* [Task material]

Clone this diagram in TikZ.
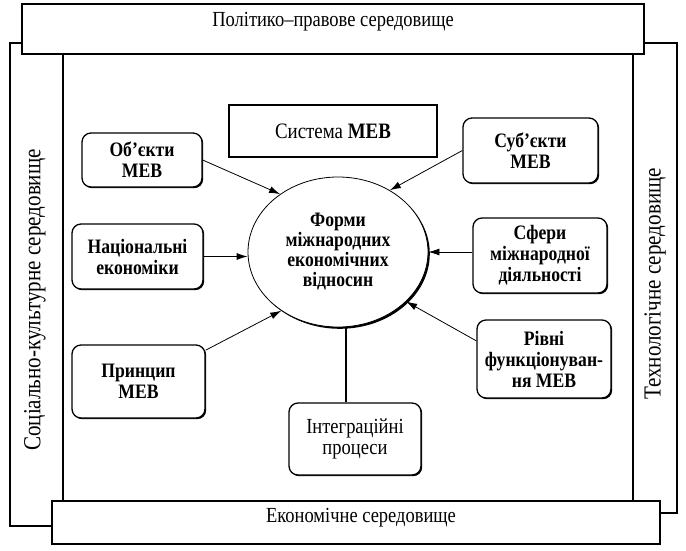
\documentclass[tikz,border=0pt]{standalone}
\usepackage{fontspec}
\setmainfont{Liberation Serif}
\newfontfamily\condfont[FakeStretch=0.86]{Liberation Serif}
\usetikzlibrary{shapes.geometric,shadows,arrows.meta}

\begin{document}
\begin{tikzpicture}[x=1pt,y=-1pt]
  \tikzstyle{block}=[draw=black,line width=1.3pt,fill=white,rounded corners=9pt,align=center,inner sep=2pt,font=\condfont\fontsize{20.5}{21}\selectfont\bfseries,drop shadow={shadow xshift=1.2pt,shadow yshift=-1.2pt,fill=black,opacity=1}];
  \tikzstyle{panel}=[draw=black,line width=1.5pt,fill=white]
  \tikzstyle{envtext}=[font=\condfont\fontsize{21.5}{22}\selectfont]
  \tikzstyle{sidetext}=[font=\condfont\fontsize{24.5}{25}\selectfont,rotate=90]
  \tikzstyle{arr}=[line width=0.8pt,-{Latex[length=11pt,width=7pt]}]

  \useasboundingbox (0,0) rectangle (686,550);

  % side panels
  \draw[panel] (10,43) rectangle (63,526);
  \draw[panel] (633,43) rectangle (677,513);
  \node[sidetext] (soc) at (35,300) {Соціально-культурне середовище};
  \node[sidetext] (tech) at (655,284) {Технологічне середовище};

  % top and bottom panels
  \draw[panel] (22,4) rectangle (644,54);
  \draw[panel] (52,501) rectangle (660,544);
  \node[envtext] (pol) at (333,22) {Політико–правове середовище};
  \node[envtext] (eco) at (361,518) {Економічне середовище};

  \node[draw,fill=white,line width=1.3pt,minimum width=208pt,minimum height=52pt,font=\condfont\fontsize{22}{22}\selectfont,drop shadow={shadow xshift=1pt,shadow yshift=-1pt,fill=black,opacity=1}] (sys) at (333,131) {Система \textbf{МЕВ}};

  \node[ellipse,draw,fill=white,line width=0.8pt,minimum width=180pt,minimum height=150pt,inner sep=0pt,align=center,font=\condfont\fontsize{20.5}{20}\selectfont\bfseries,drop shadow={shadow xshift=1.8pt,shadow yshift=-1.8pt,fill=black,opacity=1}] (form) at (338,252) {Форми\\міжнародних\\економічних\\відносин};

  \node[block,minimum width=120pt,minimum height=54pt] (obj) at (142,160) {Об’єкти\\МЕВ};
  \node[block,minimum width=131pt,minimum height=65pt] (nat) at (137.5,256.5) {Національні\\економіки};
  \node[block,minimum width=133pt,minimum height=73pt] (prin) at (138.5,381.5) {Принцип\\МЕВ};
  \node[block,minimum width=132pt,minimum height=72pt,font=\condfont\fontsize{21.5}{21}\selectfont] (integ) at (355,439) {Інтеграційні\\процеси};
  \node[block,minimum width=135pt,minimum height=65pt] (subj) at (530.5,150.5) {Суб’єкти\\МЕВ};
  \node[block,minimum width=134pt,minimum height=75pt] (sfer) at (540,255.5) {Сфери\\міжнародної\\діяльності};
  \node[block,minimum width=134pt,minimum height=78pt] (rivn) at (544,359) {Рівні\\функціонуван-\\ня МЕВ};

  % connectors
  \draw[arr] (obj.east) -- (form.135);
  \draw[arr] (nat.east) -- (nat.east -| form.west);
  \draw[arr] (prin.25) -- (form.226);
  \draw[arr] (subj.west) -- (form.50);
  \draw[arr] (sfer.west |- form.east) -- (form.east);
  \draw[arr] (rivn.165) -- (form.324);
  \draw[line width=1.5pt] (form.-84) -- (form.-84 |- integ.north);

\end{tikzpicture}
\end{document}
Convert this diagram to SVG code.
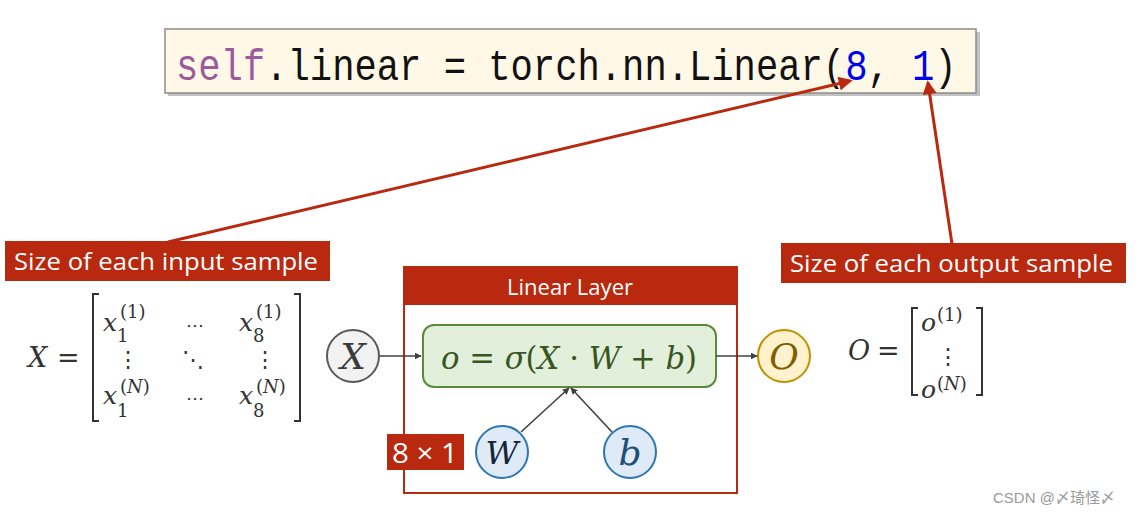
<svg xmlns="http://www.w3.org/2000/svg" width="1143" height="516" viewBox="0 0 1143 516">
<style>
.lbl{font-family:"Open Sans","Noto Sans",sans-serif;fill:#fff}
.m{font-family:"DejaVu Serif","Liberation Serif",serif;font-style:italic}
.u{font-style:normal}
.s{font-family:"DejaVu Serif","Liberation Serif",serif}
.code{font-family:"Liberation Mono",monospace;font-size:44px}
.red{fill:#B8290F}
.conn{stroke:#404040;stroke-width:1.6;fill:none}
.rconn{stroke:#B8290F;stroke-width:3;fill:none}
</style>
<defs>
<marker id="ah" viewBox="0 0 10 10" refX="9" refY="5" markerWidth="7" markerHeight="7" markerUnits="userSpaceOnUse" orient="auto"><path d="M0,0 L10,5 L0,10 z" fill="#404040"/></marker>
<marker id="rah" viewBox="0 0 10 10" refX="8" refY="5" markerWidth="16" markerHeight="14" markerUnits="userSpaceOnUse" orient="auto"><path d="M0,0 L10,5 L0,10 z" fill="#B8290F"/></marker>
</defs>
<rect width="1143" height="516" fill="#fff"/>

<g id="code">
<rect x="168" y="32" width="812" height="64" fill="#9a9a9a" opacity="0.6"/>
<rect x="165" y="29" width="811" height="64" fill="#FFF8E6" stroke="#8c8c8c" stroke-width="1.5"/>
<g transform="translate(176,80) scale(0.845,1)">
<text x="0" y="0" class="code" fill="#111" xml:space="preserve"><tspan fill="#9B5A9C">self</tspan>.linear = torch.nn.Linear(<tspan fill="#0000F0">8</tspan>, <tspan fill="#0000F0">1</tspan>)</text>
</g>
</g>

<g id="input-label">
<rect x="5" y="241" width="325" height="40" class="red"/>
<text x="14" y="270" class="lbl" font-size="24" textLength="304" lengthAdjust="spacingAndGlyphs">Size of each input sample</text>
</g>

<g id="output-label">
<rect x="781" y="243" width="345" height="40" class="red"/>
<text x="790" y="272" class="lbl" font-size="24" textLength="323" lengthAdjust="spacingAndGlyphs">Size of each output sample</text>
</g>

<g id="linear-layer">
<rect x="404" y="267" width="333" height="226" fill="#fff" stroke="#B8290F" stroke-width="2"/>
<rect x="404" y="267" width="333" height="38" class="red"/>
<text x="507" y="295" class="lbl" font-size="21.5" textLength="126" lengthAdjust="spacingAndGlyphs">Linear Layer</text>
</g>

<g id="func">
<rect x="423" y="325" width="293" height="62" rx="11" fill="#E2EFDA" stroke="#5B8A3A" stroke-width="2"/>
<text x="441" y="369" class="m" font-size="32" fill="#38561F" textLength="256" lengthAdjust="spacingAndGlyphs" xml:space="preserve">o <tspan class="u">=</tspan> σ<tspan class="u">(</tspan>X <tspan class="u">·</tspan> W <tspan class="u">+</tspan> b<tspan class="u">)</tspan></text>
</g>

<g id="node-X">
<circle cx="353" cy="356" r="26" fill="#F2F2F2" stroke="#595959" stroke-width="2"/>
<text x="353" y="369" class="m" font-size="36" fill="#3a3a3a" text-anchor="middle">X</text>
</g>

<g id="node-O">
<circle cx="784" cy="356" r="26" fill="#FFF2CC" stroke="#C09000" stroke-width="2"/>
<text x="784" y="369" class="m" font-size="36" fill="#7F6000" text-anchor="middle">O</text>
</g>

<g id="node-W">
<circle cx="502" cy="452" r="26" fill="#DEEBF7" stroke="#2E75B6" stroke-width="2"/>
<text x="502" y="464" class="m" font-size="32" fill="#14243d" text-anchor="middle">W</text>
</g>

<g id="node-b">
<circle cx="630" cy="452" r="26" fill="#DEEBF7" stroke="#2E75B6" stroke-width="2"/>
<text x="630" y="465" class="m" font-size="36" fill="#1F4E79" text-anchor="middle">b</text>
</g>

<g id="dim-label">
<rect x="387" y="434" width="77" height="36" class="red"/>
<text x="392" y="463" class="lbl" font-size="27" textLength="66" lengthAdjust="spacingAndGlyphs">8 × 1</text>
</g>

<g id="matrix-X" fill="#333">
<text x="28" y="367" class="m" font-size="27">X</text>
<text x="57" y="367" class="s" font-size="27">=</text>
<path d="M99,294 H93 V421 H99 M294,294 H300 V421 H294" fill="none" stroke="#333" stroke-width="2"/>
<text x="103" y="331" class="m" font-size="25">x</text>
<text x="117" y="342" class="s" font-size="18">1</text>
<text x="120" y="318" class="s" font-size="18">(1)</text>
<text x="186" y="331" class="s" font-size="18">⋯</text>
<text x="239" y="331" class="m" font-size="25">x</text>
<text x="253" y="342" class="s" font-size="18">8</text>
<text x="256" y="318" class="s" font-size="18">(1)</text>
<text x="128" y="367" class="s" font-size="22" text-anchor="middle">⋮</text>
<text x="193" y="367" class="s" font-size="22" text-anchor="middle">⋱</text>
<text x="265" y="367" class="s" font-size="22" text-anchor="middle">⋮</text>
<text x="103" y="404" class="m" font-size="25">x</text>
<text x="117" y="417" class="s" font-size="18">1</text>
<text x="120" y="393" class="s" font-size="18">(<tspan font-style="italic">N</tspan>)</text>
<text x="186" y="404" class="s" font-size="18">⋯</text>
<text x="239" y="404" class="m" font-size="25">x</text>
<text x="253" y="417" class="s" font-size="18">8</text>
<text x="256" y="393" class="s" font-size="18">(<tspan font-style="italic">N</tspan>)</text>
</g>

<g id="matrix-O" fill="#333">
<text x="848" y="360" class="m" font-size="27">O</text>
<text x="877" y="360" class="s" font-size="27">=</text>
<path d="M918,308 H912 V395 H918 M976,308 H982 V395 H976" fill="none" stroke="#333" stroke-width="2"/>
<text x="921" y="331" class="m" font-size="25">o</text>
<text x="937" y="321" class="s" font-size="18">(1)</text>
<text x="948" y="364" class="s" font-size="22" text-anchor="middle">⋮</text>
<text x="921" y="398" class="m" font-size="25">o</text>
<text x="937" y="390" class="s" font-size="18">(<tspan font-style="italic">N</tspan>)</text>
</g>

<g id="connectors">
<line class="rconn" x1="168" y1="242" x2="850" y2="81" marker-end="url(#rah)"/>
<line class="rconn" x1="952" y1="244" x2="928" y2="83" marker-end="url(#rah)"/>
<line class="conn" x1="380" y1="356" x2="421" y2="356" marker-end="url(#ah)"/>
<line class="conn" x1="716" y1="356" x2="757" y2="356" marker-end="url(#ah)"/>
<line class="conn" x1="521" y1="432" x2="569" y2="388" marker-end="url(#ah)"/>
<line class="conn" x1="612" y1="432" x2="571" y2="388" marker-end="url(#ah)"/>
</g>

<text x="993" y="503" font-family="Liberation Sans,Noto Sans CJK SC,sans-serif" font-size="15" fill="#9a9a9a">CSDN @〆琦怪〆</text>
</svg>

* [What this task involves] Can the lines from the start of the records through the line with "(tech) at (655,284)" be given again exactly, with the pictures left out?

* [Result of this task]
Clone this diagram in TikZ.
\documentclass[tikz,border=0pt]{standalone}
\usepackage{fontspec}
\setmainfont{Liberation Serif}
\newfontfamily\condfont[FakeStretch=0.86]{Liberation Serif}
\usetikzlibrary{shapes.geometric,shadows,arrows.meta}

\begin{document}
\begin{tikzpicture}[x=1pt,y=-1pt]
  \tikzstyle{block}=[draw=black,line width=1.3pt,fill=white,rounded corners=9pt,align=center,inner sep=2pt,font=\condfont\fontsize{20.5}{21}\selectfont\bfseries,drop shadow={shadow xshift=1.2pt,shadow yshift=-1.2pt,fill=black,opacity=1}];
  \tikzstyle{panel}=[draw=black,line width=1.5pt,fill=white]
  \tikzstyle{envtext}=[font=\condfont\fontsize{21.5}{22}\selectfont]
  \tikzstyle{sidetext}=[font=\condfont\fontsize{24.5}{25}\selectfont,rotate=90]
  \tikzstyle{arr}=[line width=0.8pt,-{Latex[length=11pt,width=7pt]}]

  \useasboundingbox (0,0) rectangle (686,550);

  % side panels
  \draw[panel] (10,43) rectangle (63,526);
  \draw[panel] (633,43) rectangle (677,513);
  \node[sidetext] (soc) at (35,300) {Соціально-культурне середовище};
  \node[sidetext] (tech) at (655,284) {Технологічне середовище};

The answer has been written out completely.